# Rotary Automatic Diademe



## Spandy (Jun 17, 2017)

Thought id share a picture or two of a lovely Gold plated Rotary Diademe I picked up in a job lot which cost me 12 quid. I've cleaned it up and polished out some heavy scratches in the crystal and it is running very sweet. Its currently on my wrist.


----------



## gimli (Mar 24, 2016)

Wow, very nice model. Does it have an AS movement ? What's the case diameter ? I really really love the dial and face overall. It reminds me of the Longines Flagship Heritage Line that is probably 10-20 times more expensive than this watch. Wouldn't be surprised if the quality was around the same level...


----------



## Spandy (Jun 17, 2017)

diameter is approx. 350 mm to the crown. I haven't ventured to take the back off yet so unsure of exact age. its cleaned up a treat, large scratches in the crystal sanded out and polished. I'm very happy with it. heres a pic on the wrist


----------



## PC-Magician (Apr 29, 2013)

Spandy said:


> diameter is approx. 350 mm to the crown. I haven't ventured to take the back off yet so unsure of exact age. its cleaned up a treat, large scratches in the crystal sanded out and polished. I'm very happy with it. heres a pic on the wrist


 350mm it's huge. :laugh:

Seriously at 35mm its a very nice size that anyone could wear.

Very nice indeed. :thumbsup:


----------



## Spandy (Jun 17, 2017)

Lol OOps!! wondered why I couldn't get in the car wearing it :bash:


----------



## Spandy (Jun 17, 2017)

Piccies of the movement


----------



## PC-Magician (Apr 29, 2013)

Spandy said:


> Piccies of the movement


 AS1700/1 Movement.

Quality movement built to last with a 42 hour power reserve.
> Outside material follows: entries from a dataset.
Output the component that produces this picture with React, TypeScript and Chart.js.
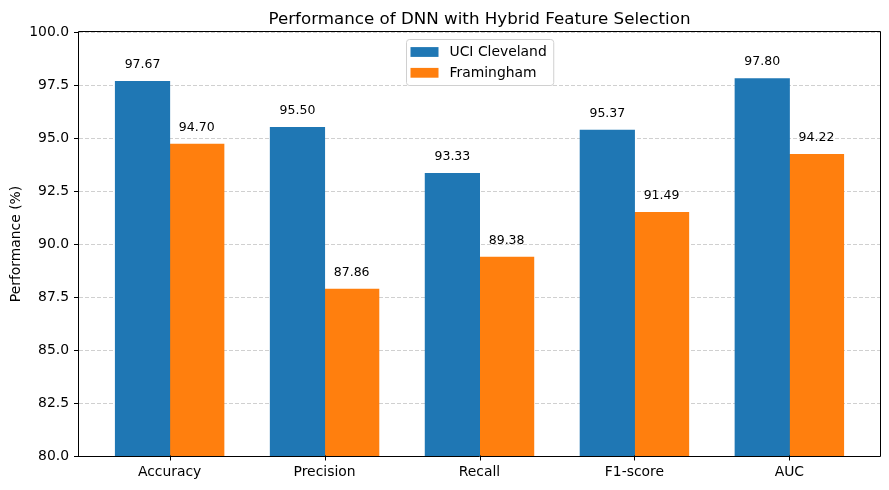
import React, { useEffect, useRef } from 'react';
import { Chart, registerables } from 'chart.js';

Chart.register(...registerables);

const titleText = 'Performance of DNN with Hybrid Feature Selection';
const yAxisTitle = 'Performance (%)';
const categories = ['Accuracy', 'Precision', 'Recall', 'F1-score', 'AUC'];
const seriesLabels = ['UCI Cleveland', 'Framingham'];
const uciValues = [97.67, 95.5, 93.33, 95.37, 97.8];
const framinghamValues = [94.7, 87.86, 89.38, 91.49, 94.22];
const seriesColors = ['#1f77b4', '#ff7f0e'];
const yMin = 80;
const yMax = 100;
const yStep = 2.5;

const FONT = "'DejaVu Sans', 'Liberation Sans', sans-serif";

const al = (v: number) => Math.round(v) + 0.5;

const decorPlugin = {
  id: 'decor',
  afterDraw(chart: any) {
    const { ctx, chartArea } = chart;
    const { left, right, top, bottom } = chartArea;
    ctx.save();

    // value labels
    ctx.fillStyle = '#000';
    ctx.font = `12.5px ${FONT}`;
    ctx.textAlign = 'center';
    ctx.textBaseline = 'alphabetic';
    chart.data.datasets.forEach((ds: any, di: number) => {
      const meta = chart.getDatasetMeta(di);
      meta.data.forEach((bar: any, j: number) => {
        const v = ds.data[j].y;
        const py = chart.scales.y.getPixelForValue(v + 0.5) - 3;
        ctx.fillText(v.toFixed(2), bar.x, py);
      });
    });

    // frame
    ctx.strokeStyle = '#000';
    ctx.lineWidth = 1;
    ctx.beginPath();
    ctx.rect(al(left) - 1, al(top) - 1, al(right) - al(left) + 1, al(bottom) - al(top) + 1);
    ctx.stroke();

    // x tick marks
    const xs = chart.scales.x;
    ctx.beginPath();
    categories.forEach((_, i) => {
      const px = al(xs.getPixelForValue(i));
      ctx.moveTo(px, al(bottom) - 1);
      ctx.lineTo(px, al(bottom) + 4);
    });
    ctx.stroke();

    // title
    ctx.font = `16.7px ${FONT}`;
    ctx.textAlign = 'center';
    ctx.textBaseline = 'alphabetic';
    ctx.fillText(titleText, (left + right) / 2, 24);

    // y axis title
    ctx.save();
    ctx.translate(16, (top + bottom) / 2);
    ctx.rotate(-Math.PI / 2);
    ctx.font = `13.9px ${FONT}`;
    ctx.textAlign = 'center';
    ctx.textBaseline = 'middle';
    ctx.fillText(yAxisTitle, 0, 0);
    ctx.restore();

    // legend
    ctx.font = `13.9px ${FONT}`;
    const labels = chart.data.datasets.map((d: any) => d.label);
    const textW = Math.max(...labels.map((l: string) => ctx.measureText(l).width));
    const boxW = 4 + 28 + 11 + textW + 7;
    const boxH = 46;
    const bx = Math.round((left + right) / 2 - boxW / 2) + 0.5;
    const by = Math.round(top + 6.5) + 0.5;
    const r = 3;
    ctx.beginPath();
    ctx.moveTo(bx + r, by);
    ctx.lineTo(bx + boxW - r, by);
    ctx.arcTo(bx + boxW, by, bx + boxW, by + r, r);
    ctx.lineTo(bx + boxW, by + boxH - r);
    ctx.arcTo(bx + boxW, by + boxH, bx + boxW - r, by + boxH, r);
    ctx.lineTo(bx + r, by + boxH);
    ctx.arcTo(bx, by + boxH, bx, by + boxH - r, r);
    ctx.lineTo(bx, by + r);
    ctx.arcTo(bx, by, bx + r, by, r);
    ctx.closePath();
    ctx.fillStyle = 'rgba(255,255,255,0.8)';
    ctx.fill();
    ctx.strokeStyle = '#d0d0d0';
    ctx.lineWidth = 1;
    ctx.stroke();
    chart.data.datasets.forEach((d: any, i: number) => {
      const cy = by + 12.5 + i * 20.8;
      ctx.fillStyle = d.backgroundColor;
      ctx.fillRect(bx + 4, cy - 4.9, 28, 9.8);
      ctx.fillStyle = '#000';
      ctx.textAlign = 'left';
      ctx.textBaseline = 'middle';
      ctx.fillText(d.label, bx + 43, cy + 0.5);
    });

    ctx.restore();
  },
};

export default function App() {
  const ref = useRef<HTMLCanvasElement | null>(null);

  useEffect(() => {
    if (!ref.current) return;
    const seriesValues = [uciValues, framinghamValues];
    const chart = new Chart(ref.current, {
      type: 'bar',
      data: {
        datasets: seriesValues.map((vals, si) => ({
          label: seriesLabels[si],
          data: vals.map((v, i) => ({ x: i, y: v })),
          backgroundColor: seriesColors[si],
          borderWidth: 0,
          inflateAmount: 0.5,
          categoryPercentage: 0.7,
          barPercentage: 1.0,
        })),
      },
      options: {
        animation: false,
        responsive: true,
        maintainAspectRatio: false,
        devicePixelRatio: 1,
        layout: { padding: { left: 0, top: 32, right: 9, bottom: 0 } },
        plugins: {
          legend: { display: false },
          title: { display: false },
          tooltip: { enabled: false },
        },
        scales: {
          x: {
            type: 'linear',
            min: -0.585,
            max: categories.length - 1 + 0.585,
            offset: false,
            afterBuildTicks: (scale: any) => {
              scale.ticks = categories.map((_, i) => ({ value: i }));
            },
            afterFit: (scale: any) => {
              scale.height = 34;
            },
            ticks: {
              autoSkip: false,
              maxRotation: 0,
              padding: 8,
              color: '#000',
              font: { family: FONT, size: 13.9 },
              callback: (v: any) => categories[Math.round(Number(v))] ?? '',
            },
            grid: {
              display: true,
              offset: false,
              drawOnChartArea: false,
              drawTicks: false,
            },
            border: { display: false },
          },
          y: {
            type: 'linear',
            min: yMin,
            max: yMax,
            afterFit: (scale: any) => {
              scale.width = 79;
            },
            ticks: {
              stepSize: yStep,
              padding: 5,
              color: '#000',
              font: { family: FONT, size: 13.9 },
              callback: (v: any) => Number(v).toFixed(1),
            },
            grid: {
              color: 'rgba(176,176,176,0.6)',
              lineWidth: 1,
              tickLength: 5,
              tickColor: '#000',
              tickWidth: 1,
              tickBorderDash: [],
            },
            border: { display: false, dash: [4, 2] },
          },
        },
      } as any,
      plugins: [decorPlugin],
    });
    return () => chart.destroy();
  }, []);

  return (
    <div style={{ position: 'fixed', left: 0, top: 0, width: 889, height: 490, background: '#fff' }}>
      <canvas ref={ref} />
    </div>
  );
}
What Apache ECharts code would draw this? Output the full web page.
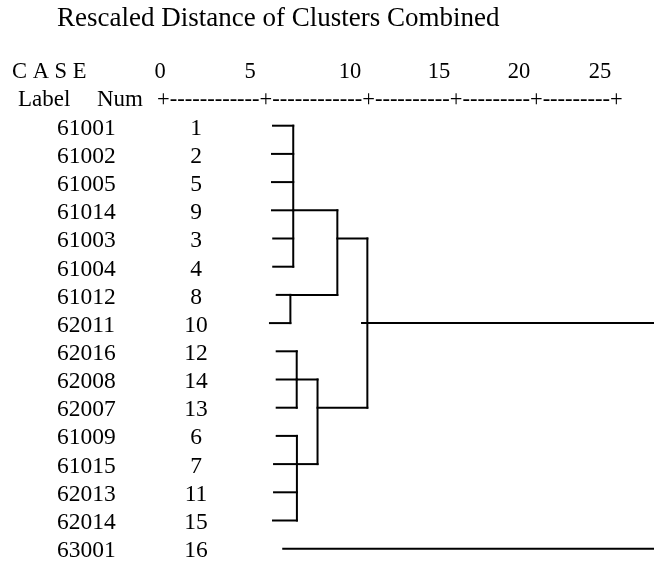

I have a Rotary with the same movement just serviced, keeps excellent time.


----------



## Always"watching" (Sep 21, 2013)

Very nice watch that. Good size for me certainly, and I wonder who it was originally intended for - gents or ladies, or unisex. The diamond facetting at the edges of the crystal was quite fashionable, on gold-plated watches particularly, during the period when your Rotary was made.


----------



## PC-Magician (Apr 29, 2013)

> Very nice watch that. Good size for me certainly, and I wonder who it was originally intended for - gents or ladies, or unisex. The diamond facetting at the edges of the crystal was quite fashionable, on gold-plated watches particularly, during the period when your Rotary was made.


 Thats a gents size, a ladies would be much smaller.


----------



## Always"watching" (Sep 21, 2013)

I tend to agree there, PC. I think the patterning on the crystal fooled me a bit as it was most popular on ladies' watches.


----------



## Spandy (Jun 17, 2017)

Thanks for all the info guys. I have to say I wore it all day yesterday and it kept catching my eye. I don't particularly like over large watches and this one fits my skinny wrist well ( the only part of me that's skinny  ) keeps time very well. its a keeper. Just got to decide on a strap now. I just stuck on an old strap I had so I could wear it. Sure its a mans watch, I felt very manly wearing it.....


----------



## PC-Magician (Apr 29, 2013)

Dark Brown or Black crock grain would suit it very well.


----------



## Spandy (Jun 17, 2017)

I was thinking something like that to suit the gold and contrast with the light dial


----------



## PC-Magician (Apr 29, 2013)

Spandy said:


> I was thinking something like that to suit the gold and contrast with the light dial


 Should work very well. :thumbsup:


----------



## Spandy (Jun 17, 2017)

New Strap, I think it makes all the difference.....


----------



## Redwolf (Jun 15, 2010)

Lovely watch for sure, congratulations.

Can you tell me how did you sort the acrylic out? Any before pics?

Thanks


----------



## Spandy (Jun 17, 2017)

Hi there, sorry no before pics, I really should have taken some. it had a lot of small scratches and a nice long one on the right side. There is a tutorial in the watch repair section here is the link

http://xflive.thewatchforum.co.uk/index.php?/topic/7141-acrylic-polish-pictorial/&do=embed

I used slightly different grits including 1800 and 6000 which is a polishing grit and finished off with brasso.

have a go on an old cheapie and see how you get on.


----------



## PC-Magician (Apr 29, 2013)

Yep the strap makes a lot of difference.

Very nice. :yes:


----------